Definition: Contemporary lives linked through digital technology and the circulation of media content as data.

Example: The increasing reliance on social media for news, entertainment, and communication.

Significance in Media: The network society has led to the rise of platforms, the social media economy, and new regimes of visibility.

Regimes of Visibility

Definition: Systems of power, representations, and social control that synchronize attention and reward or punish what is considered appropriate to show and see.

Example: TikTok's algorithm determines what content is promoted based on values (what is appropriate)

Significance in Media: Regimes of visibility shape what content is seen and who gains influence in the social media landscape.

Algorithmic Governance

Definition: Use of algorithms to moderate content, boosting some content while suppressing or removing others.

Example: TikTok's algorithm, which promotes trending content and can shadowban creators or content deemed inappropriate.

Significance in Media: Algorithmic governance impacts content visibility and can lead to issues of transparency, justice, and depoliticization in content moderation.

Trends in IP Law

  1. prioritization - taking shared content and making it personal, removing it from the public domain (ex: Barbie Pink)

  2. owners rights - viewing copyright as theft, expanding rights over distribution of work

  3. technology - Advances in communication technology make it simpler to disseminate and share ideas

  4. globalization - IP is a trade issue across jurisdictions

Complementor

Definition: Entities that enhance the value of a platform by creating content or services that users find desirable.

Example: Creators on YouTube, who create content that attracts viewers and drives advertising revenue for the platform.

Significance in Media: Complementors are essential for the success of platforms and contribute to the cultural production within the platform ecosystem.

Curation

Definition: The process of ordering, structuring, and presenting content to users.

Example: Algorithmic recommendations on platforms like Netflix and Spotify, which curate content based on user preferences.

Significance in Media: Curation shapes user experience and can influence content discovery and consumption patterns.

Depoliticization

Definition: The process of removing political considerations from an issue, often by framing it as a technical or neutral matter.

Example: Presenting algorithmic content moderation as a purely technical issue, obscuring the power dynamics and potential biases involved.

Significance in Media: Depoliticization can mask the political implications of platform governance and content moderation decisions.

Hard Moderation

Definition: Content moderation that involves strict enforcement of rules, often through automated means, leading to the removal or suppression of content that violates guidelines.

Example: Automatic removal of videos on YouTube that contain copyrighted music.

Significance in Media: Hard moderation can limit the visibility of certain content and impact creators who may unintentionally violate platform guidelines.

Soft Moderation

Definition: Content moderation that relies on community feedback, user flagging, and less strict enforcement, allowing for a wider range of content to remain visible.

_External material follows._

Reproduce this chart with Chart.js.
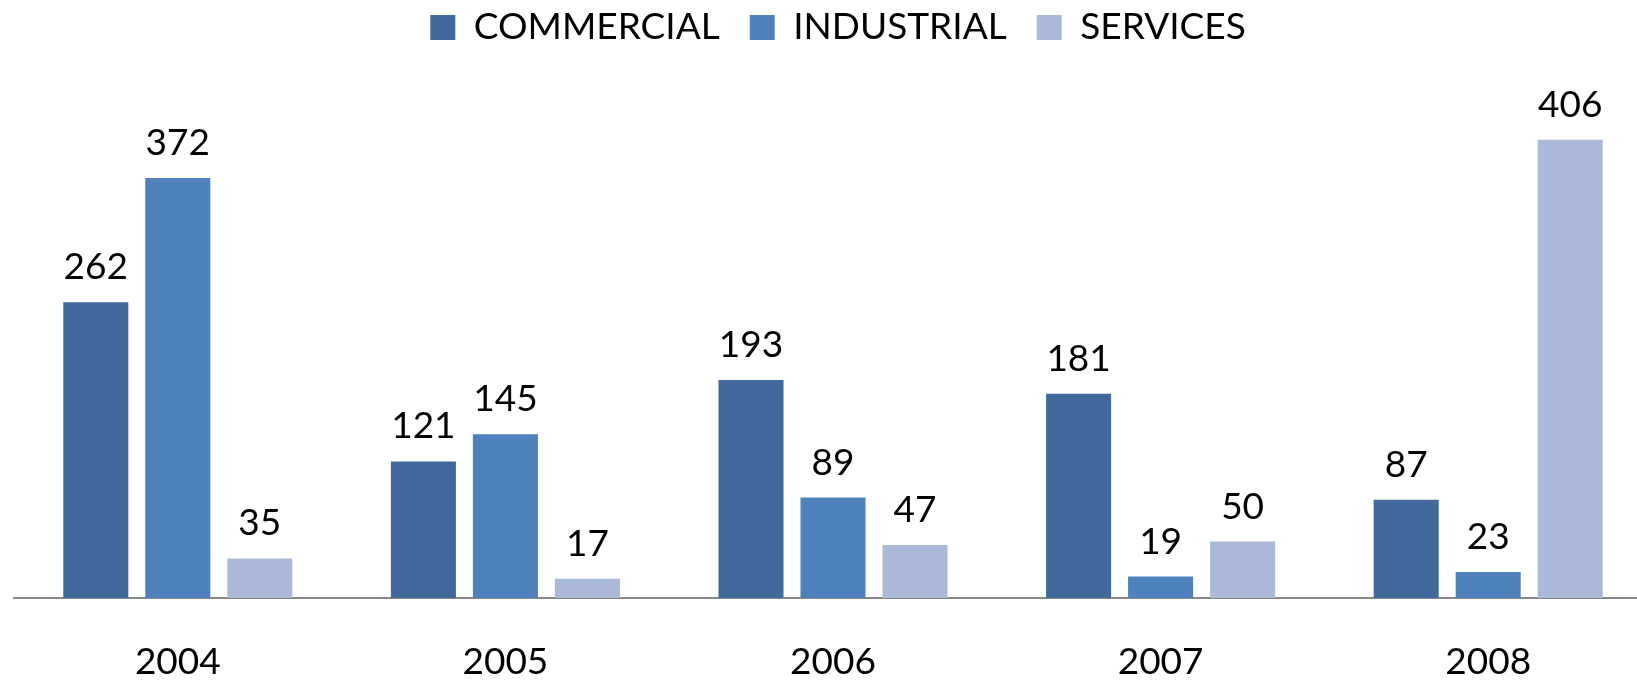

Example: Down-ranking comments on Facebook that are flagged as offensive, but not necessarily removing them.

Significance in Media: Soft moderation allows for more diverse content but can be less effective in addressing harmful content or protecting vulnerable users.

Moral Regulation

Definition: A form of politics or practice whereby some agents problematize the conduct, values, or culture of others on moral grounds and seek to impose regulation on them.

Example: Content moderation policies that target hate speech, harassment, and other content deemed morally objectionable.

Significance in Media: Moral regulation shapes the norms and values of online communities, impacting acceptable behaviour and the types of content allowed.

Remember that the examples given are just a starting point, and you can find many more examples of each concept within the sources provided. These concepts are all interconnected and contribute to understanding the complex landscape of digital media, platform governance, and the role of creators in the online world.